**Task to carry out**. Copy every line of the records below where the word "this" occurs.

**Input material**.
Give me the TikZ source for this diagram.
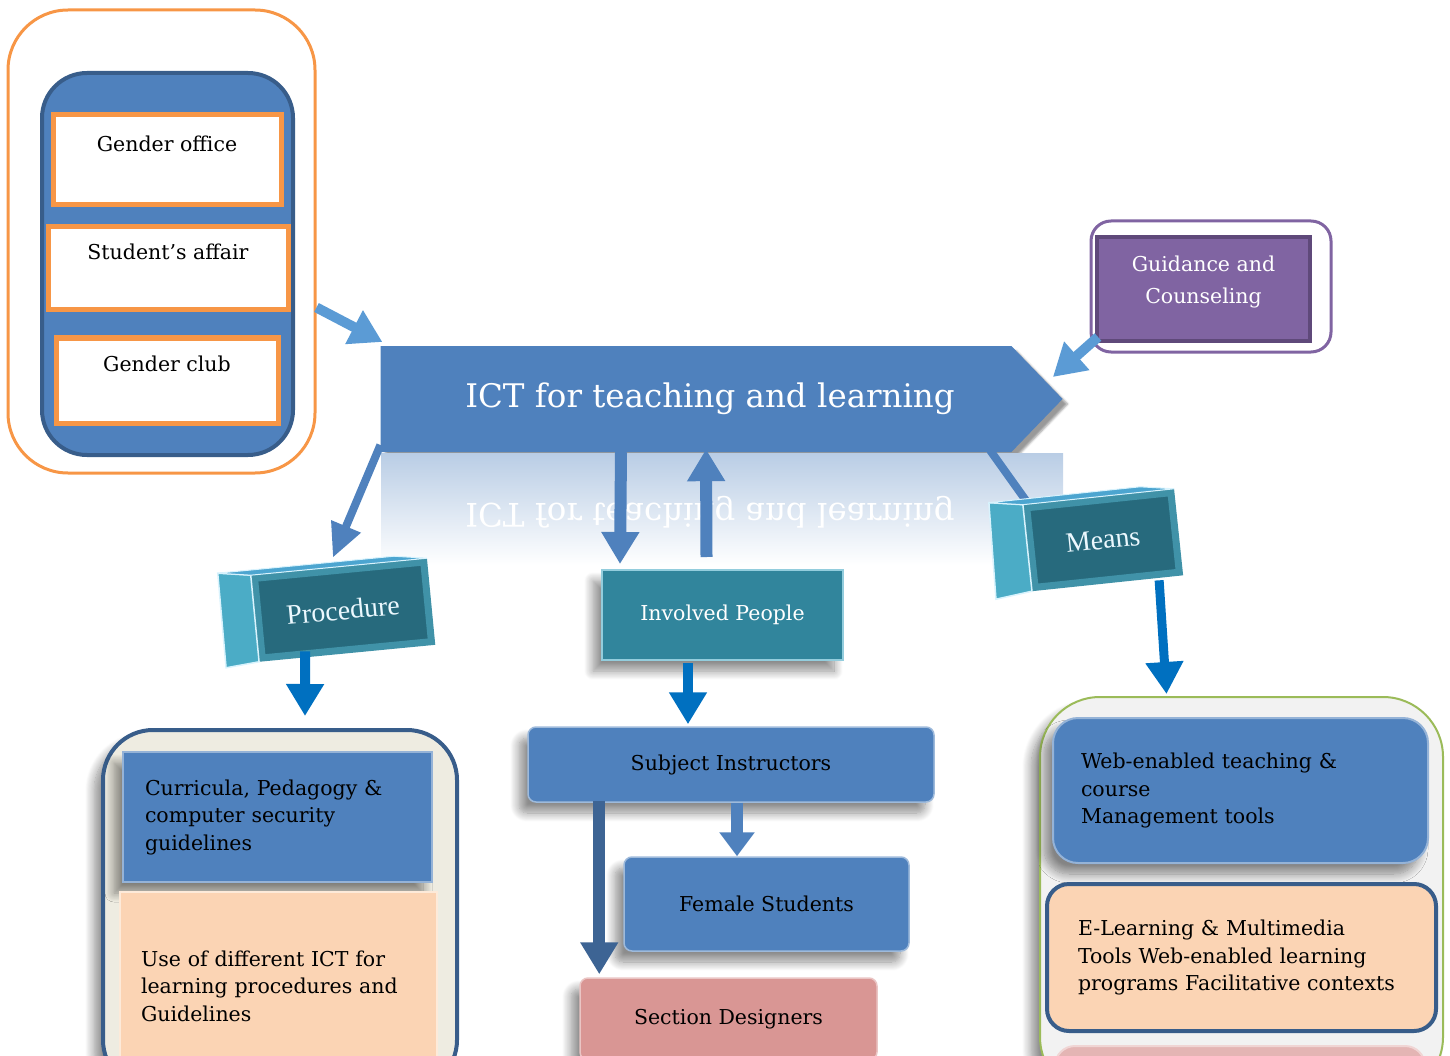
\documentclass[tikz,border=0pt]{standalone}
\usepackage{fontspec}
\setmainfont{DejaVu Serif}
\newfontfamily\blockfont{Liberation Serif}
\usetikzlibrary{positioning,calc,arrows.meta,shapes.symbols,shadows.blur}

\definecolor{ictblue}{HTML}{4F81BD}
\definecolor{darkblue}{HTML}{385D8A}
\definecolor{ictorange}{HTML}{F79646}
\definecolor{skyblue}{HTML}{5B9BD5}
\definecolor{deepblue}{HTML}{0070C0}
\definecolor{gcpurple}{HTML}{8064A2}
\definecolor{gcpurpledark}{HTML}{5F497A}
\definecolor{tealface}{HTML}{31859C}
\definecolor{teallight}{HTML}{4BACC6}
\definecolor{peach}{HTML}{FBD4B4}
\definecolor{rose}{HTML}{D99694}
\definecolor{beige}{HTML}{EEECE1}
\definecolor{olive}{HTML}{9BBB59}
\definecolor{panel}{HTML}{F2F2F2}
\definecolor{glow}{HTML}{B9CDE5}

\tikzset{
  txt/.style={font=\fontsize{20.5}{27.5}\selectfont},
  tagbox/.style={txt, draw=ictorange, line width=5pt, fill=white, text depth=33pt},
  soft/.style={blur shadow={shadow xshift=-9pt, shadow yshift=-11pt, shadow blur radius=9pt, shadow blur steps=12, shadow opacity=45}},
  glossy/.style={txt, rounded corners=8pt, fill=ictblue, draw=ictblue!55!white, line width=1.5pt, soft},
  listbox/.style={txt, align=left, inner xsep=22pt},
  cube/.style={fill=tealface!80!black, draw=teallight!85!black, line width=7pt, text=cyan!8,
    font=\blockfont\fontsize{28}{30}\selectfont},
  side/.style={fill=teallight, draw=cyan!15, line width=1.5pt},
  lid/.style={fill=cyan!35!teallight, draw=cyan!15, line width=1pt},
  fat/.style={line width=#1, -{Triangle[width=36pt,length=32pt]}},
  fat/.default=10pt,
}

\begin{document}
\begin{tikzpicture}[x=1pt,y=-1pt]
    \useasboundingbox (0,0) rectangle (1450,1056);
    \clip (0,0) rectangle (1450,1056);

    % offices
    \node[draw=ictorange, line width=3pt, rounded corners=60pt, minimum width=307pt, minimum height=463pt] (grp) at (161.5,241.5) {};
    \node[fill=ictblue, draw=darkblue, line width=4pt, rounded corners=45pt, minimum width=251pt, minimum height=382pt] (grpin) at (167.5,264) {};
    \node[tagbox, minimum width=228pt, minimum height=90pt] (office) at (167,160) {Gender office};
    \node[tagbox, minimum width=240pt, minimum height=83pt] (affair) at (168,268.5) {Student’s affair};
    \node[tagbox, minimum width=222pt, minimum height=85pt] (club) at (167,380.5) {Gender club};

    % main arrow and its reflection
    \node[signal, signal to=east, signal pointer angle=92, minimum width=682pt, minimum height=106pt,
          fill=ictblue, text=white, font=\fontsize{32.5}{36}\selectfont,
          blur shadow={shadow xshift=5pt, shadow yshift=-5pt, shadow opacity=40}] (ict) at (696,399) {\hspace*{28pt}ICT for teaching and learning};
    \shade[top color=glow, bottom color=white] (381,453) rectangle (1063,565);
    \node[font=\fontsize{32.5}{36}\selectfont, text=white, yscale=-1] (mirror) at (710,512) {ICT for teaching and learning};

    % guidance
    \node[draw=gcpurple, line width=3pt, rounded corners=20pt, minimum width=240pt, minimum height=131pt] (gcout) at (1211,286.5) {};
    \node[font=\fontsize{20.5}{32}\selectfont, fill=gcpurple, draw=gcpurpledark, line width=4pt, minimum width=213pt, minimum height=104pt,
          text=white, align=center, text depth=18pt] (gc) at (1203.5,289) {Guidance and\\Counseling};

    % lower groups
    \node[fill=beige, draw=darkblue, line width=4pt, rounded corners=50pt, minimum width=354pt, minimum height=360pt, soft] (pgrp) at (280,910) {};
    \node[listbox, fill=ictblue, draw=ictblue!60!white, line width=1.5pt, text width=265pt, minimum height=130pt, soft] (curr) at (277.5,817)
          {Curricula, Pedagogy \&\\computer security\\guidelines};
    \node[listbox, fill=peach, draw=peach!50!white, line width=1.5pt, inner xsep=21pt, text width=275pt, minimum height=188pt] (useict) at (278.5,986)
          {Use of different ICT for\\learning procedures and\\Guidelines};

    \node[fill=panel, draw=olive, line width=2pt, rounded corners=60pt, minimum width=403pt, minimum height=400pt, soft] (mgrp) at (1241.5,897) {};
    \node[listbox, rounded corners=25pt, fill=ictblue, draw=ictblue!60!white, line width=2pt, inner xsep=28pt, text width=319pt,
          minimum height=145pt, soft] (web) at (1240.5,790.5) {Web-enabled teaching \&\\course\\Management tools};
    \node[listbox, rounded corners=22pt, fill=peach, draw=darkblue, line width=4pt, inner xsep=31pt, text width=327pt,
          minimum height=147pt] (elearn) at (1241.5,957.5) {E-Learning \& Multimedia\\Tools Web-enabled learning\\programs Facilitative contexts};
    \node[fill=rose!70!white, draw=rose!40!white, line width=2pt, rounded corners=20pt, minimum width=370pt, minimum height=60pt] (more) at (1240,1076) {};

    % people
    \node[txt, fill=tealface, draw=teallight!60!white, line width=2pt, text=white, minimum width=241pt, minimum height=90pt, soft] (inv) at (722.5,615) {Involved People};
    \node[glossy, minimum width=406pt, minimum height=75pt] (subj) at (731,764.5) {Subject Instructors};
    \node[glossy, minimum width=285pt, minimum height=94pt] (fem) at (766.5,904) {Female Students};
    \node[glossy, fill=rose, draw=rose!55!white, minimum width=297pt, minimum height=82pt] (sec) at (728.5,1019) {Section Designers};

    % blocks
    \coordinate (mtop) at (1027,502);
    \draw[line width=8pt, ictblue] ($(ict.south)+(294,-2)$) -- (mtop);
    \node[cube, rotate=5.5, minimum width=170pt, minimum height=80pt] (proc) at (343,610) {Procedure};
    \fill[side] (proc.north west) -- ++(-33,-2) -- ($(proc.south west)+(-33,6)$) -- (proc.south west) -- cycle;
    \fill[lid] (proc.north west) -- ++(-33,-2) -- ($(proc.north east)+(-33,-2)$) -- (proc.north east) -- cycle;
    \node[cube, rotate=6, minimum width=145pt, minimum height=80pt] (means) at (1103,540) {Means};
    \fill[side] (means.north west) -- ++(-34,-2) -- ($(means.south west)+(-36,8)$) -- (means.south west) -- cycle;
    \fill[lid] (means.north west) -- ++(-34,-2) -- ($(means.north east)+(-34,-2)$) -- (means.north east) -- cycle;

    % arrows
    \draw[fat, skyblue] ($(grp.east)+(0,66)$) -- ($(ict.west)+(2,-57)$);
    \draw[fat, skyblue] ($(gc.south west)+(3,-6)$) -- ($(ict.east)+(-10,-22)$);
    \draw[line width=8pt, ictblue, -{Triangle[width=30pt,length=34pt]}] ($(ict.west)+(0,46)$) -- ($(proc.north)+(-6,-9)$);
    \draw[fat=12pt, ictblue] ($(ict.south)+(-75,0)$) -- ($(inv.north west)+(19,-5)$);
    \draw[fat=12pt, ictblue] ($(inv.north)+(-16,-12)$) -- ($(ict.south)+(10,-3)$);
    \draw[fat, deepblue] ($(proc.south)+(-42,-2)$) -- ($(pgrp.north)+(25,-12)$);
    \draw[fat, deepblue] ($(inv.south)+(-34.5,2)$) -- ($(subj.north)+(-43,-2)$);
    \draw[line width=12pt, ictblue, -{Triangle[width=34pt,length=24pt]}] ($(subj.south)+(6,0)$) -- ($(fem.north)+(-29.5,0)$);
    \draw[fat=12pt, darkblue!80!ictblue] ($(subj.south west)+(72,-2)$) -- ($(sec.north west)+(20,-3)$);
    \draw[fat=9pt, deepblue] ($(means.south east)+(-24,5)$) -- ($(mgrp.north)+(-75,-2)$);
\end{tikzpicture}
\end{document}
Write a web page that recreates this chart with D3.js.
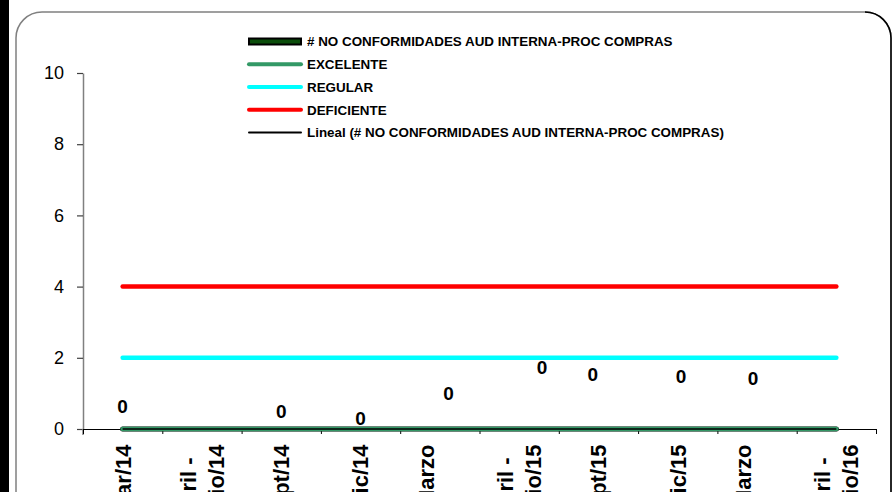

**Response below**.
Give me the TikZ source for this diagram.
Write a web page that recreates this chart with D3.js.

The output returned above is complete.